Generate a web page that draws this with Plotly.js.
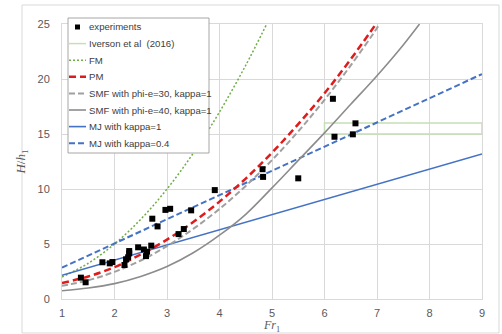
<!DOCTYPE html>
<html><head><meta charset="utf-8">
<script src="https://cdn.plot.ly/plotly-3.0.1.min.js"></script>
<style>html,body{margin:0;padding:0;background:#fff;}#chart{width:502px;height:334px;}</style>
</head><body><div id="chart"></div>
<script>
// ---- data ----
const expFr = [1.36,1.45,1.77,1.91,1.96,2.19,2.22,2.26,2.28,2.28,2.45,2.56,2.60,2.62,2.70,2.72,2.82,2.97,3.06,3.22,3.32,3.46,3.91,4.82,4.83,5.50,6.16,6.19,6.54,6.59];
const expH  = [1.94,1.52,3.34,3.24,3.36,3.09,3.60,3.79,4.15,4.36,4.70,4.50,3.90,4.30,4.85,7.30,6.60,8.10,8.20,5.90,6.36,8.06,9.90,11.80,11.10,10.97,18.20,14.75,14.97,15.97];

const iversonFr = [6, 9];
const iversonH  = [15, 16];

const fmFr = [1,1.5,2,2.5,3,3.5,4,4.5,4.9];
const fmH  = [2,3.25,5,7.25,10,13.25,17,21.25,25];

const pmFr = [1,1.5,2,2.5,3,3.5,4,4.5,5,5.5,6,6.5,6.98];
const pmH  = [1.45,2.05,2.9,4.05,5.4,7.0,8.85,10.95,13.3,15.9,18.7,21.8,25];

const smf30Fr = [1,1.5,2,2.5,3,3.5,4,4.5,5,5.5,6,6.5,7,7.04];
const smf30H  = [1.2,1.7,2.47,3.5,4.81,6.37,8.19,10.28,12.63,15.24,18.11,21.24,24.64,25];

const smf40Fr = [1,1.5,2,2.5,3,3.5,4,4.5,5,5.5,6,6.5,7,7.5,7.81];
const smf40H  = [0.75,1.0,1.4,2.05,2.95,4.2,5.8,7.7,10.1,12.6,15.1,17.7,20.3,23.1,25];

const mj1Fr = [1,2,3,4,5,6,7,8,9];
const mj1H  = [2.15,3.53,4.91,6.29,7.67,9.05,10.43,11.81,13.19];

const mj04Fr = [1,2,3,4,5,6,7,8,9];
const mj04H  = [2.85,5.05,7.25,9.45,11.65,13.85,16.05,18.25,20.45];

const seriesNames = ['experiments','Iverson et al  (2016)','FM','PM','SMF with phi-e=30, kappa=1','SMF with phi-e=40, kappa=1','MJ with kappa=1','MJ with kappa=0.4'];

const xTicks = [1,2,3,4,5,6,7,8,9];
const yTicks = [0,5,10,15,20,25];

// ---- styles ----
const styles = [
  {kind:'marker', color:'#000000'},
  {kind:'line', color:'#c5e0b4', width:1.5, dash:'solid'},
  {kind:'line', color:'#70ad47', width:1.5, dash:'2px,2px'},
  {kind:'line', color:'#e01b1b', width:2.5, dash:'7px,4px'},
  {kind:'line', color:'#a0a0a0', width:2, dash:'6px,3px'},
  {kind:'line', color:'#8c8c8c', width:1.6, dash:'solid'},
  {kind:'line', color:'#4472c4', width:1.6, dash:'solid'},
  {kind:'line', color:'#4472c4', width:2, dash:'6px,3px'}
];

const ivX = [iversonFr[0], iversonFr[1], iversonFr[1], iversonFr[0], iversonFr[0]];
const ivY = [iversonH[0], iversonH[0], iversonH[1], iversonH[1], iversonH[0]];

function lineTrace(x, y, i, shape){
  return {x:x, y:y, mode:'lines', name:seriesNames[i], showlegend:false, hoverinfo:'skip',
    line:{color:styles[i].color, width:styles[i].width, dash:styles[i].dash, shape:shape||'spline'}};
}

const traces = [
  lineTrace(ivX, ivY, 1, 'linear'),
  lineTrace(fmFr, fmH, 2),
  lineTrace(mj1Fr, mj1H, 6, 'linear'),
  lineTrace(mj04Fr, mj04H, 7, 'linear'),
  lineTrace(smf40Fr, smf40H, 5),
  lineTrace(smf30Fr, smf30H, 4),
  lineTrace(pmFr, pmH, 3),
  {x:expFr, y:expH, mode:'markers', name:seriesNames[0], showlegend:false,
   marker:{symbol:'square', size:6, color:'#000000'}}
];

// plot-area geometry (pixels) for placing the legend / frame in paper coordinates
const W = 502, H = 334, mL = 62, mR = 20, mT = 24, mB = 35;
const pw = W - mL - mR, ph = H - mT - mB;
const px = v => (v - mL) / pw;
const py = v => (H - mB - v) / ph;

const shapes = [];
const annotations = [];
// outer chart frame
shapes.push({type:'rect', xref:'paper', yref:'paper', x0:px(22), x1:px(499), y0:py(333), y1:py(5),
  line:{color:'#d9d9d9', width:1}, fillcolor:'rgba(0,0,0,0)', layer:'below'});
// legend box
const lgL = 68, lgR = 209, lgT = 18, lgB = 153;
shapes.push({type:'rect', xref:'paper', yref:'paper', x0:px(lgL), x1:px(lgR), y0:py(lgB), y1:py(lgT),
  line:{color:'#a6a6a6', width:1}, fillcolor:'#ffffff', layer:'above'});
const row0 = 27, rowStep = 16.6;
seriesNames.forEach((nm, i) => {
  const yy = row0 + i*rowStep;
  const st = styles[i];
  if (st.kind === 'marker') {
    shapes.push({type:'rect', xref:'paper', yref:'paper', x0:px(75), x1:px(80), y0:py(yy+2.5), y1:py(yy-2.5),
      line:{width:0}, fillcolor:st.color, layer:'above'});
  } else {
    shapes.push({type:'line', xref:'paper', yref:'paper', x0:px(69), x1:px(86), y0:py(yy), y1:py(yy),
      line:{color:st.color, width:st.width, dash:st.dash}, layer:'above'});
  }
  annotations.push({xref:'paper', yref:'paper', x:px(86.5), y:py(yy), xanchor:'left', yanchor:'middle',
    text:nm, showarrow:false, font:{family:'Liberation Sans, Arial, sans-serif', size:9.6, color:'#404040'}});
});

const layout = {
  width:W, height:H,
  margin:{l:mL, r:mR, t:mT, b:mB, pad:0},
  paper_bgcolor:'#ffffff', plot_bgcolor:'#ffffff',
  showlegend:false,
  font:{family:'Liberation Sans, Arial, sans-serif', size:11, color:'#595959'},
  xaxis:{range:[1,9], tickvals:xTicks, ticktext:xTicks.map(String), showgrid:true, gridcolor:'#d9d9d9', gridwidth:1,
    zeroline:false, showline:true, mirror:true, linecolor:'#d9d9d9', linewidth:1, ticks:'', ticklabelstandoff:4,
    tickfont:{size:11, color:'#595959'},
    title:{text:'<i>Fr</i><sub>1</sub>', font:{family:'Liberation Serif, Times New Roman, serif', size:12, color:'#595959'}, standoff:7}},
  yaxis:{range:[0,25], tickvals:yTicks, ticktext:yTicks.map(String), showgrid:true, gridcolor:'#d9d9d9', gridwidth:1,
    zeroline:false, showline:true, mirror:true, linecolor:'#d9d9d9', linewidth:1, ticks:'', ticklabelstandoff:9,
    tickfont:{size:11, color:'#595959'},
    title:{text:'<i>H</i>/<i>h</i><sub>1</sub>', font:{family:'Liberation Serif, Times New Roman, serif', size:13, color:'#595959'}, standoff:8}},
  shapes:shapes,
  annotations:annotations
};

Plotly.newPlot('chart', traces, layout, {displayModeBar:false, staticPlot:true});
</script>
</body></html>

------

Write out again every line above exactly as given; the pictures do not belong in the copy.

Generate a web page that draws this with Plotly.js.
<!DOCTYPE html>
<html><head><meta charset="utf-8">
<script src="https://cdn.plot.ly/plotly-3.0.1.min.js"></script>
<style>html,body{margin:0;padding:0;background:#fff;}#chart{width:502px;height:334px;}</style>
</head><body><div id="chart"></div>
<script>
// ---- data ----
const expFr = [1.36,1.45,1.77,1.91,1.96,2.19,2.22,2.26,2.28,2.28,2.45,2.56,2.60,2.62,2.70,2.72,2.82,2.97,3.06,3.22,3.32,3.46,3.91,4.82,4.83,5.50,6.16,6.19,6.54,6.59];
const expH  = [1.94,1.52,3.34,3.24,3.36,3.09,3.60,3.79,4.15,4.36,4.70,4.50,3.90,4.30,4.85,7.30,6.60,8.10,8.20,5.90,6.36,8.06,9.90,11.80,11.10,10.97,18.20,14.75,14.97,15.97];

const iversonFr = [6, 9];
const iversonH  = [15, 16];

const fmFr = [1,1.5,2,2.5,3,3.5,4,4.5,4.9];
const fmH  = [2,3.25,5,7.25,10,13.25,17,21.25,25];

const pmFr = [1,1.5,2,2.5,3,3.5,4,4.5,5,5.5,6,6.5,6.98];
const pmH  = [1.45,2.05,2.9,4.05,5.4,7.0,8.85,10.95,13.3,15.9,18.7,21.8,25];

const smf30Fr = [1,1.5,2,2.5,3,3.5,4,4.5,5,5.5,6,6.5,7,7.04];
const smf30H  = [1.2,1.7,2.47,3.5,4.81,6.37,8.19,10.28,12.63,15.24,18.11,21.24,24.64,25];

const smf40Fr = [1,1.5,2,2.5,3,3.5,4,4.5,5,5.5,6,6.5,7,7.5,7.81];
const smf40H  = [0.75,1.0,1.4,2.05,2.95,4.2,5.8,7.7,10.1,12.6,15.1,17.7,20.3,23.1,25];

const mj1Fr = [1,2,3,4,5,6,7,8,9];
const mj1H  = [2.15,3.53,4.91,6.29,7.67,9.05,10.43,11.81,13.19];

const mj04Fr = [1,2,3,4,5,6,7,8,9];
const mj04H  = [2.85,5.05,7.25,9.45,11.65,13.85,16.05,18.25,20.45];

const seriesNames = ['experiments','Iverson et al  (2016)','FM','PM','SMF with phi-e=30, kappa=1','SMF with phi-e=40, kappa=1','MJ with kappa=1','MJ with kappa=0.4'];

const xTicks = [1,2,3,4,5,6,7,8,9];
const yTicks = [0,5,10,15,20,25];

// ---- styles ----
const styles = [
  {kind:'marker', color:'#000000'},
  {kind:'line', color:'#c5e0b4', width:1.5, dash:'solid'},
  {kind:'line', color:'#70ad47', width:1.5, dash:'2px,2px'},
  {kind:'line', color:'#e01b1b', width:2.5, dash:'7px,4px'},
  {kind:'line', color:'#a0a0a0', width:2, dash:'6px,3px'},
  {kind:'line', color:'#8c8c8c', width:1.6, dash:'solid'},
  {kind:'line', color:'#4472c4', width:1.6, dash:'solid'},
  {kind:'line', color:'#4472c4', width:2, dash:'6px,3px'}
];

const ivX = [iversonFr[0], iversonFr[1], iversonFr[1], iversonFr[0], iversonFr[0]];
const ivY = [iversonH[0], iversonH[0], iversonH[1], iversonH[1], iversonH[0]];

function lineTrace(x, y, i, shape){
  return {x:x, y:y, mode:'lines', name:seriesNames[i], showlegend:false, hoverinfo:'skip',
    line:{color:styles[i].color, width:styles[i].width, dash:styles[i].dash, shape:shape||'spline'}};
}

const traces = [
  lineTrace(ivX, ivY, 1, 'linear'),
  lineTrace(fmFr, fmH, 2),
  lineTrace(mj1Fr, mj1H, 6, 'linear'),
  lineTrace(mj04Fr, mj04H, 7, 'linear'),
  lineTrace(smf40Fr, smf40H, 5),
  lineTrace(smf30Fr, smf30H, 4),
  lineTrace(pmFr, pmH, 3),
  {x:expFr, y:expH, mode:'markers', name:seriesNames[0], showlegend:false,
   marker:{symbol:'square', size:6, color:'#000000'}}
];

// plot-area geometry (pixels) for placing the legend / frame in paper coordinates
const W = 502, H = 334, mL = 62, mR = 20, mT = 24, mB = 35;
const pw = W - mL - mR, ph = H - mT - mB;
const px = v => (v - mL) / pw;
const py = v => (H - mB - v) / ph;

const shapes = [];
const annotations = [];
// outer chart frame
shapes.push({type:'rect', xref:'paper', yref:'paper', x0:px(22), x1:px(499), y0:py(333), y1:py(5),
  line:{color:'#d9d9d9', width:1}, fillcolor:'rgba(0,0,0,0)', layer:'below'});
// legend box
const lgL = 68, lgR = 209, lgT = 18, lgB = 153;
shapes.push({type:'rect', xref:'paper', yref:'paper', x0:px(lgL), x1:px(lgR), y0:py(lgB), y1:py(lgT),
  line:{color:'#a6a6a6', width:1}, fillcolor:'#ffffff', layer:'above'});
const row0 = 27, rowStep = 16.6;
seriesNames.forEach((nm, i) => {
  const yy = row0 + i*rowStep;
  const st = styles[i];
  if (st.kind === 'marker') {
    shapes.push({type:'rect', xref:'paper', yref:'paper', x0:px(75), x1:px(80), y0:py(yy+2.5), y1:py(yy-2.5),
      line:{width:0}, fillcolor:st.color, layer:'above'});
  } else {
    shapes.push({type:'line', xref:'paper', yref:'paper', x0:px(69), x1:px(86), y0:py(yy), y1:py(yy),
      line:{color:st.color, width:st.width, dash:st.dash}, layer:'above'});
  }
  annotations.push({xref:'paper', yref:'paper', x:px(86.5), y:py(yy), xanchor:'left', yanchor:'middle',
    text:nm, showarrow:false, font:{family:'Liberation Sans, Arial, sans-serif', size:9.6, color:'#404040'}});
});

const layout = {
  width:W, height:H,
  margin:{l:mL, r:mR, t:mT, b:mB, pad:0},
  paper_bgcolor:'#ffffff', plot_bgcolor:'#ffffff',
  showlegend:false,
  font:{family:'Liberation Sans, Arial, sans-serif', size:11, color:'#595959'},
  xaxis:{range:[1,9], tickvals:xTicks, ticktext:xTicks.map(String), showgrid:true, gridcolor:'#d9d9d9', gridwidth:1,
    zeroline:false, showline:true, mirror:true, linecolor:'#d9d9d9', linewidth:1, ticks:'', ticklabelstandoff:4,
    tickfont:{size:11, color:'#595959'},
    title:{text:'<i>Fr</i><sub>1</sub>', font:{family:'Liberation Serif, Times New Roman, serif', size:12, color:'#595959'}, standoff:7}},
  yaxis:{range:[0,25], tickvals:yTicks, ticktext:yTicks.map(String), showgrid:true, gridcolor:'#d9d9d9', gridwidth:1,
    zeroline:false, showline:true, mirror:true, linecolor:'#d9d9d9', linewidth:1, ticks:'', ticklabelstandoff:9,
    tickfont:{size:11, color:'#595959'},
    title:{text:'<i>H</i>/<i>h</i><sub>1</sub>', font:{family:'Liberation Serif, Times New Roman, serif', size:13, color:'#595959'}, standoff:8}},
  shapes:shapes,
  annotations:annotations
};

Plotly.newPlot('chart', traces, layout, {displayModeBar:false, staticPlot:true});
</script>
</body></html>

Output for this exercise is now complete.